Governale left Green’s platoon to become a Marine Scout Sniper in 2006, something he’d aspired to ever since he watched a pair of snipers literally stack bodies during his first deployment. And while he didn’t elaborate much on his remaining two years in the Corps following his graduation from sniper school, he intimated that he saw “some real dark shit.”
“It’s dark, but it’s real,” he said. “I feel like we give [civilians] these generic responses because the public doesn’t really want to know what we do, the PC answer. But the Marine Corps isn’t a PC thing. It wins wars, dude, and these are the moments that get left untold.”
“Did it fuck me up? Yeah, it fucked me up,” he added. “I’d be lying if I hadn’t thought about this since then.”
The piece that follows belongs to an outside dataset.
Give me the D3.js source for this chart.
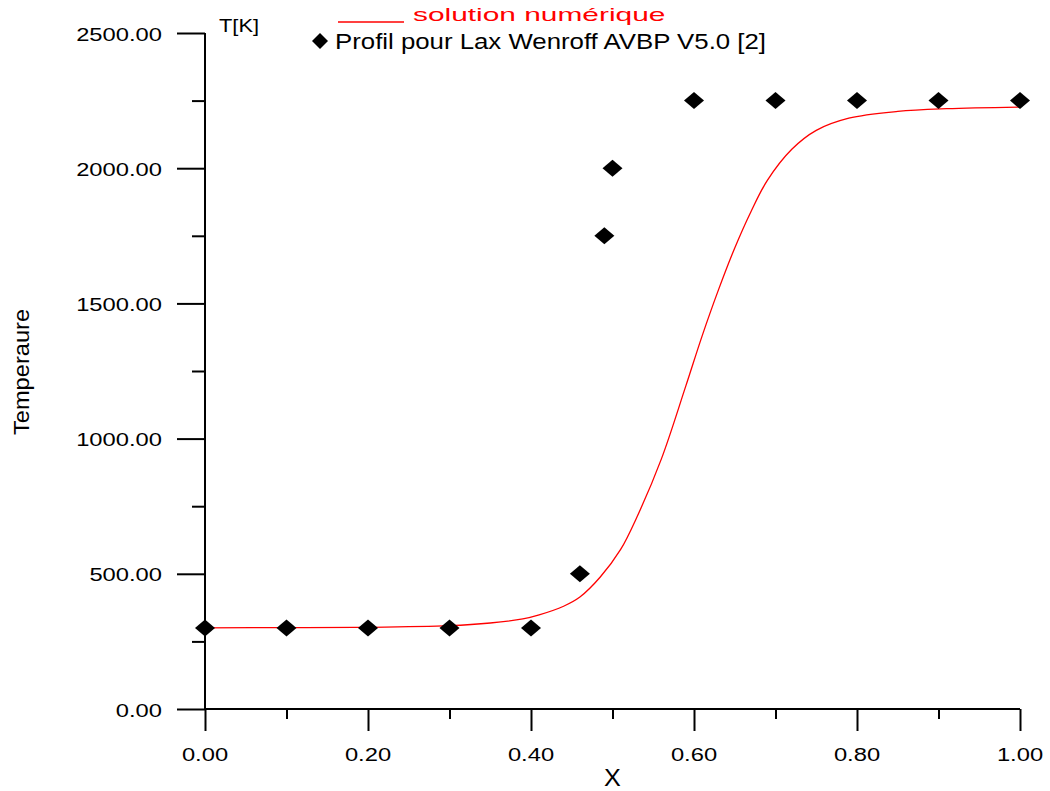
<!DOCTYPE html>
<html>
<head>
<meta charset="utf-8">
<script src="https://cdn.jsdelivr.net/npm/d3@7"></script>
<style>
  html, body { margin: 0; padding: 0; background: #fff; }
  svg { display: block; font-family: "Liberation Sans", Arial, sans-serif; }
</style>
</head>
<body>
<svg id="chart" width="1050" height="791"></svg>
<script>
// Numerical solution (red curve), sampled along X
const solX = [0, 0.1, 0.2, 0.3, 0.35, 0.39, 0.41, 0.44, 0.46, 0.485, 0.51, 0.53, 0.56, 0.59, 0.61, 0.63, 0.65, 0.67, 0.69, 0.72, 0.75, 0.79, 0.85, 0.91, 1.0];
const solT = [300, 301, 302, 308, 318, 333, 348, 380, 414, 488, 590, 710, 925, 1195, 1380, 1550, 1705, 1840, 1955, 2070, 2140, 2185, 2210, 2220, 2226];

// Lax-Wendroff profile (AVBP V5.0), diamonds
const profX = [0, 0.1, 0.2, 0.3, 0.4, 0.46, 0.49, 0.5, 0.6, 0.7, 0.8, 0.9, 1.0];
const profT = [300, 300, 300, 300, 300, 500, 1750, 2000, 2250, 2250, 2250, 2250, 2250];

// Axis ticks
const xMajor = [0, 0.2, 0.4, 0.6, 0.8, 1.0];
const xMinor = [0.1, 0.3, 0.5, 0.7, 0.9];
const yMajor = [0, 500, 1000, 1500, 2000, 2500];
const yMinor = [250, 750, 1250, 1750, 2250];

const legendLine = "solution numérique";
const legendMarks = "Profil pour Lax Wenroff AVBP V5.0 [2]";
const yUnit = "T[K]";
const xTitle = "X";
const yTitle = "Temperaure";

const svg = d3.select("#chart");
const x = d3.scaleLinear().domain([0, 1]).range([205, 1020]);
const y = d3.scaleLinear().domain([0, 2500]).range([709, 33]);

// Horizontally stretched text, as the plotting program renders it
function label(str, tx, ty, size, sx, anchor, fill, rot) {
  return svg.append("text")
    .attr("transform", `translate(${tx},${ty})` + (rot ? ` rotate(${rot})` : "") + ` scale(${sx},1)`)
    .attr("font-size", size)
    .attr("text-anchor", anchor)
    .attr("fill", fill || "#000")
    .text(str);
}

// Axes: ticks drawn by d3 axis generators, labels drawn separately
const axisStyle = g => {
  g.selectAll("path.domain").remove();
  g.selectAll("line").attr("stroke", "#000").attr("stroke-width", 2);
  g.selectAll("text").remove();
};

svg.append("g").attr("transform", `translate(0,${y(0)})`)
  .call(d3.axisBottom(x).tickValues(xMajor).tickSize(22).tickFormat(""))
  .call(axisStyle);
svg.append("g").attr("transform", `translate(0,${y(0)})`)
  .call(d3.axisBottom(x).tickValues(xMinor).tickSize(10).tickFormat(""))
  .call(axisStyle);
svg.append("g").attr("transform", `translate(${x(0)},0)`)
  .call(d3.axisLeft(y).tickValues(yMajor).tickSize(28).tickFormat(""))
  .call(axisStyle);
svg.append("g").attr("transform", `translate(${x(0)},0)`)
  .call(d3.axisLeft(y).tickValues(yMinor).tickSize(13).tickFormat(""))
  .call(axisStyle);

// Axis lines
svg.append("line").attr("x1", x(0)).attr("x2", x(1)).attr("y1", y(0)).attr("y2", y(0))
  .attr("stroke", "#000").attr("stroke-width", 2);
svg.append("line").attr("x1", x(0)).attr("x2", x(0)).attr("y1", y(0)).attr("y2", y(2500))
  .attr("stroke", "#000").attr("stroke-width", 2);

const fmt = d3.format(".2f");
xMajor.forEach(d => label(fmt(d), x(d), 761, 18, 1.32, "middle"));
yMajor.forEach(d => label(fmt(d), 162, y(d) + 7.5, 18, 1.32, "end"));

// Axis titles
label(xTitle, x(0.5), 786, 24, 1.05, "middle");
label(yTitle, 29, 372, 21.5, 1.1, "middle", "#000", -90);
label(yUnit, 219, 32, 19, 1.15, "start");

// Numerical solution curve
const line = d3.line()
  .x((d, i) => x(solX[i]))
  .y((d, i) => y(solT[i]))
  .curve(d3.curveCatmullRom.alpha(0.5));
svg.append("path")
  .attr("d", line(solT))
  .attr("fill", "none")
  .attr("stroke", "#ff0000")
  .attr("stroke-width", 1.3);

// Diamond markers
const diamond = (cx, cy, hw, hh) =>
  `M${cx - hw},${cy}L${cx},${cy - hh}L${cx + hw},${cy}L${cx},${cy + hh}Z`;
svg.append("g").selectAll("path")
  .data(profT)
  .join("path")
  .attr("d", (d, i) => diamond(x(profX[i]), y(d), 10, 8.5))
  .attr("fill", "#000");

// Legend
svg.append("line").attr("x1", 338).attr("x2", 404).attr("y1", 22).attr("y2", 22)
  .attr("stroke", "#ff0000").attr("stroke-width", 1.3);
label(legendLine, 413, 21, 18, 1.66, "start", "#ff0000");
svg.append("path").attr("d", diamond(320, 41, 8, 8)).attr("fill", "#000");
label(legendMarks, 335, 49, 21.5, 1.2, "start");
</script>
</body>
</html>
By 2007, Governale had discovered a new outlet for his boundless energy: mixed martial arts. He previously told Task & Purpose that during his second deployment, this time as a sniper with the 13th Marine Expeditionary Unit, he bonded with a combat-tested noncommissioned officer named Cpl. Sean Stokes who made him promise to check out his MMA gym at the end of his deployment.
Stokes was killed in action during that deployment. Governale kept his promise. He started training on their ship on the way home.
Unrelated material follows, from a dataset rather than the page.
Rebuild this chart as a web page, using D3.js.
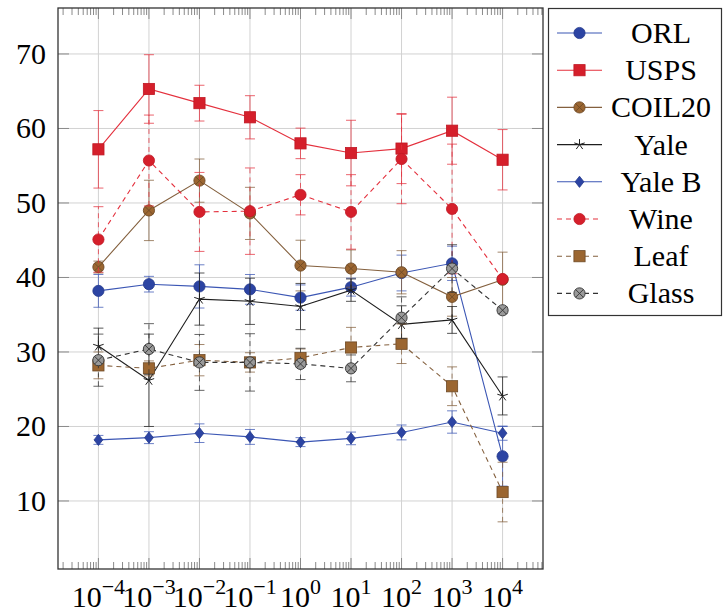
<!DOCTYPE html>
<html>
<head>
<meta charset="utf-8">
<script src="https://cdn.jsdelivr.net/npm/d3@7"></script>
</head>
<body style="margin:0">
<svg id="chart" width="723" height="614"></svg>
<script>
// Regularisation parameter values (x axis, log scale)
const lambdas = [1e-4, 1e-3, 1e-2, 1e-1, 1, 1e1, 1e2, 1e3, 1e4];
const xTickExponents = ["\u22124", "\u22123", "\u22122", "\u22121", "0", "1", "2", "3", "4"];
const yTicks = [10, 20, 30, 40, 50, 60, 70];

// Mean scores and their error (±) per dataset
const orl      = [38.2, 39.1, 38.8, 38.4, 37.3, 38.7, 40.6, 41.9, 16.0];
const orlErr   = [2.2, 1.05, 2.9, 2.0, 1.7, 1.2, 2.4, 2.3, 4.0];
const usps     = [57.2, 65.3, 63.4, 61.5, 58.0, 56.7, 57.3, 59.7, 55.8];
const uspsErr  = [5.2, 4.6, 2.4, 2.9, 2.05, 4.4, 4.7, 4.5, 4.05];
const coil20   = [41.4, 49.0, 53.0, 48.6, 41.6, 41.2, 40.7, 37.4, 39.7];
const coil20Err= [0.8, 4.05, 2.9, 3.5, 3.4, 2.5, 2.9, 2.6, 3.7];
const yale     = [30.8, 26.2, 37.1, 36.8, 36.1, 38.3, 33.7, 34.3, 24.1];
const yaleErr  = [2.4, 6.2, 3.5, 3.1, 3.1, 1.5, 2.5, 1.8, 2.55];
const yaleB    = [18.2, 18.5, 19.1, 18.6, 17.9, 18.4, 19.2, 20.6, 19.1];
const yaleBErr = [0.6, 0.8, 1.25, 1.0, 0.6, 0.85, 1.0, 1.5, 0.95];
const wine     = [45.1, 55.7, 48.8, 48.9, 51.1, 48.8, 55.9, 49.2, 39.8];
const wineErr  = [4.4, 6.1, 5.3, 5.8, 2.7, 5.0, 6.0, 8.7, 0.3];
const leaf     = [28.2, 27.8, 28.9, 28.6, 29.2, 30.6, 31.1, 25.4, 11.2];
const leafErr  = [1.8, 1.0, 2.1, 1.3, 1.2, 2.7, 2.65, 2.6, 4.0];
const glass    = [28.9, 30.4, 28.6, 28.6, 28.4, 27.8, 34.6, 41.2, 35.6];
const glassErr = [3.5, 3.4, 3.75, 3.85, 2.1, 1.8, 2.8, 3.2, 0.4];

const seriesNames = ["ORL", "USPS", "COIL20", "Yale", "Yale B", "Wine", "Leaf", "Glass"];

const BLUE = { line: "#3b56b4", fill: "#2c44a3", stroke: "#243a8c" };
const RED = { line: "#e4303d", fill: "#d51f2b", stroke: "#c01824" };
const BROWN = { line: "#84603e", fill: "#9b6631", stroke: "#6e4a26" };
const BLACK = { line: "#1e1e1e", fill: "#1e1e1e", stroke: "#1e1e1e" };
const GREY = { line: "#333333", fill: "#999999", stroke: "#333333" };

const series = [
  { name: seriesNames[0], values: orl, err: orlErr, color: BLUE, marker: "circle", dashed: false },
  { name: seriesNames[1], values: usps, err: uspsErr, color: RED, marker: "square", dashed: false },
  { name: seriesNames[2], values: coil20, err: coil20Err, color: BROWN, marker: "otimes", dashed: false },
  { name: seriesNames[3], values: yale, err: yaleErr, color: BLACK, marker: "star", dashed: false },
  { name: seriesNames[4], values: yaleB, err: yaleBErr, color: BLUE, marker: "diamond", dashed: false },
  { name: seriesNames[5], values: wine, err: wineErr, color: RED, marker: "circle", dashed: true },
  { name: seriesNames[6], values: leaf, err: leafErr, color: BROWN, marker: "square", dashed: true },
  { name: seriesNames[7], values: glass, err: glassErr, color: GREY, marker: "otimes", dashed: true }
];

const svg = d3.select("#chart");
const plot = { left: 58, right: 543, top: 8, bottom: 569 };

const x = d3.scaleLog().domain([Math.pow(10, -4.8), Math.pow(10, 4.8)]).range([plot.left, plot.right]);
const y = d3.scaleLinear().domain([0.87, 76.17]).range([plot.bottom, plot.top]);

// Grid
const grid = svg.append("g").attr("stroke", "#d2d2d2").attr("stroke-width", 1);
lambdas.forEach(v => grid.append("line")
  .attr("x1", x(v)).attr("x2", x(v)).attr("y1", plot.top).attr("y2", plot.bottom));
yTicks.forEach(v => grid.append("line")
  .attr("x1", plot.left).attr("x2", plot.right).attr("y1", y(v)).attr("y2", y(v)));

// Ticks (inward, on all four sides)
const ticks = svg.append("g").attr("stroke", "#8a8a8a").attr("stroke-width", 1);
const minorTicks = [];
for (let e = -5; e <= 4; e++) {
  for (let m = 2; m <= 9; m++) {
    const v = m * Math.pow(10, e);
    const px = x(v);
    if (px > plot.left + 0.5 && px < plot.right - 0.5) minorTicks.push(v);
  }
}
minorTicks.forEach(v => {
  const px = x(v);
  ticks.append("line").attr("x1", px).attr("x2", px).attr("y1", plot.bottom).attr("y2", plot.bottom - 7);
  ticks.append("line").attr("x1", px).attr("x2", px).attr("y1", plot.top).attr("y2", plot.top + 7);
});
lambdas.forEach(v => {
  const px = x(v);
  ticks.append("line").attr("x1", px).attr("x2", px).attr("y1", plot.bottom).attr("y2", plot.bottom - 11);
  ticks.append("line").attr("x1", px).attr("x2", px).attr("y1", plot.top).attr("y2", plot.top + 11);
});
yTicks.forEach(v => {
  const py = y(v);
  ticks.append("line").attr("x1", plot.left).attr("x2", plot.left + 11).attr("y1", py).attr("y2", py);
  ticks.append("line").attr("x1", plot.right).attr("x2", plot.right - 11).attr("y1", py).attr("y2", py);
});

// Data layers
const lineGen = d3.line().x(d => x(d.x)).y(d => y(d.y));
const capHalf = 5;

function drawMarker(g, kind, cx, cy, c) {
  if (kind === "circle") {
    g.append("circle").attr("cx", cx).attr("cy", cy).attr("r", 5.6)
      .attr("fill", c.fill).attr("stroke", c.stroke).attr("stroke-width", 0.8);
  } else if (kind === "square") {
    g.append("rect").attr("x", cx - 5.6).attr("y", cy - 5.6).attr("width", 11.2).attr("height", 11.2)
      .attr("fill", c.fill).attr("stroke", c.stroke).attr("stroke-width", 0.8);
  } else if (kind === "otimes") {
    g.append("circle").attr("cx", cx).attr("cy", cy).attr("r", 5.6)
      .attr("fill", c.fill).attr("stroke", c.stroke).attr("stroke-width", 0.9);
    const k = 5.6 * Math.SQRT1_2;
    g.append("path")
      .attr("d", `M${cx - k},${cy - k}L${cx + k},${cy + k}M${cx - k},${cy + k}L${cx + k},${cy - k}`)
      .attr("stroke", c.stroke).attr("stroke-width", 0.9).attr("fill", "none");
  } else if (kind === "diamond") {
    g.append("path")
      .attr("d", `M${cx},${cy - 5.6}L${cx + 4.4},${cy}L${cx},${cy + 5.6}L${cx - 4.4},${cy}Z`)
      .attr("fill", c.fill).attr("stroke", c.stroke).attr("stroke-width", 0.8);
  } else if (kind === "star") {
    let d = "";
    for (let i = 0; i < 5; i++) {
      const a = -Math.PI / 2 + i * 2 * Math.PI / 5;
      d += `M${cx},${cy}L${cx + 5.5 * Math.cos(a)},${cy + 5.5 * Math.sin(a)}`;
    }
    g.append("path").attr("d", d).attr("stroke", c.stroke).attr("stroke-width", 1).attr("fill", "none");
  }
}

series.forEach(s => {
  const g = svg.append("g");
  const pts = s.values.map((v, i) => ({ x: lambdas[i], y: v, e: s.err[i] }));
  const dash = s.dashed ? "5,4" : null;

  // error bars
  const eb = g.append("g").attr("stroke", s.color.line).attr("stroke-width", 1)
    .attr("stroke-opacity", 0.75).attr("fill", "none");
  pts.forEach(p => {
    const px = x(p.x), y0 = y(p.y - p.e), y1 = y(p.y + p.e);
    eb.append("line").attr("x1", px).attr("x2", px).attr("y1", y0).attr("y2", y1)
      .attr("stroke-dasharray", dash);
    eb.append("line").attr("x1", px - capHalf).attr("x2", px + capHalf).attr("y1", y0).attr("y2", y0);
    eb.append("line").attr("x1", px - capHalf).attr("x2", px + capHalf).attr("y1", y1).attr("y2", y1);
  });

  // connecting line
  g.append("path").datum(pts).attr("d", lineGen)
    .attr("fill", "none").attr("stroke", s.color.line).attr("stroke-width", 1.1)
    .attr("stroke-dasharray", dash);

  // markers
  const mg = g.append("g");
  pts.forEach(p => drawMarker(mg, s.marker, x(p.x), y(p.y), s.color));
});

// Frame
svg.append("rect")
  .attr("x", plot.left).attr("y", plot.top)
  .attr("width", plot.right - plot.left).attr("height", plot.bottom - plot.top)
  .attr("fill", "none").attr("stroke", "#333").attr("stroke-width", 1.3);

// Y tick labels
yTicks.forEach(v => {
  svg.append("text").attr("x", 46).attr("y", y(v) + 10).attr("font-size", 30)
    .style("font-family", '"Liberation Serif"')
    .style("text-anchor", "end")
    .text(String(v));
});

// X tick labels: 10 with superscript exponent
lambdas.forEach((v, i) => {
  const t = svg.append("text").attr("x", x(v)).attr("y", 607).attr("font-size", 30)
    .style("font-family", '"Liberation Serif"')
    .style("text-anchor", "middle");
  t.append("tspan").text("10");
  t.append("tspan").attr("font-size", 22).attr("dy", -13).text(xTickExponents[i]);
});

// Legend
const legend = svg.append("g");
legend.append("rect").attr("x", 548.5).attr("y", 8.5).attr("width", 173).attr("height", 307)
  .attr("fill", "#fff").attr("stroke", "#333").attr("stroke-width", 1.2);
series.forEach((s, i) => {
  const cy = 33 + i * 37.2;
  legend.append("line").attr("x1", 557).attr("x2", 602).attr("y1", cy).attr("y2", cy)
    .attr("stroke", s.color.line).attr("stroke-width", 1.1)
    .attr("stroke-dasharray", s.dashed ? "5,4" : null);
  drawMarker(legend, s.marker, 579.5, cy, s.color);
});
series.forEach((s, i) => {
  const cy = 33 + i * 37.2;
  svg.append("text").attr("x", 661).attr("y", cy + 10).attr("font-size", 30)
    .style("font-family", '"Liberation Serif"')
    .style("text-anchor", "middle")
    .text(s.name);
});
</script>
</body>
</html>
Governale separated from the Marine Corps in 2008 as a corporal and moved to southern California, where he immediately joined an MMA gym and struck up a rapport with a coach who had previously known Stokes.
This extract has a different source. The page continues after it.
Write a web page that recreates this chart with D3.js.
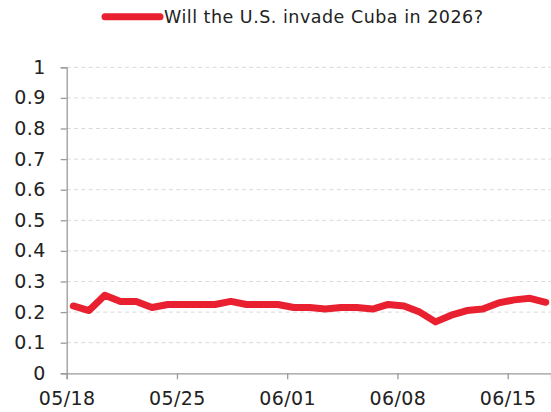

If he was ‘The Comedian’ to Marines like Green, then Governale became known as ‘The Therapist’ in the MMA ring to his opponents. And although he doesn’t boast the most brag-worthy record (7 wins and 9 losses), MMA proved to be therapy itself for the Marine veteran.
“It’s my life. It definitely changed me,” Governale told us of MMA in 2015. “I feel like MMA is the perfect transition for people to continue the warrior lifestyle … It’s soothing I think, even if you get beat up because you continue to strive as a warrior.”
In the intervening years, martial arts has remained a fixture of Governale’s life, with his last professional fight this past August. When we spoke, he was two weeks out from earning his first-degree black belt in jiu-jitsu.
“When I spoke to you last, I was at the peak of my fighting career. But talk to me in 2023 and that’s not the case,” he said. “I trained last night and submitted a couple of times. It keeps the ego in check. It makes it hard to be an asshole if you train. Anybody mean on the street’s never had their ass beat … if you get your ass beat, you’re not so insecure.”
Despite his love of MMA, Governale now finds himself moving in another direction. “It doesn’t mean that you give up what you’re working on or stop progressing forward,” he said. “I’m moving forward with comedy and ‘Naked and Afraid’ … I’m shifting.”
Governale credits comedian George Anthony with helping him turn his Marine Corps nickname into a real-world fledgling career as a stand-up comic. In 2021, Anthony invited Governale on his podcast and encouraged him to go to a nearby comedy club and “talk about some shit you think is funny.”
He told a story about serving in the Marine Corps during ‘Don’t Ask, Don’t Tell’ and his first bit was about the irony of serving during that period. “Serving in the Marines made me gay because Marines are the gayest bunch out there,” Governale laughs. “Three years later, I’m about to do a sold-out stand-up comedy show.”
For a man whose life has been as varied as Governale’s, the prospect of putting it all on the line for ‘Naked and Afraid’ doesn’t seem too daunting. And while Governale couldn’t say much about the outcome of the upcoming season, he spoke about pushing himself to his limits for the series’ survivalist challenges.
“I just had to be myself. I was just Justin Governale, naked,” he said. “Surviving in an austere condition with one tool? Let’s find out. I mean, who else gets to say they’ll experience that.”
“I’m not a quitter, bro,” he says, dead serious. “I will literally die before I fucking quit.”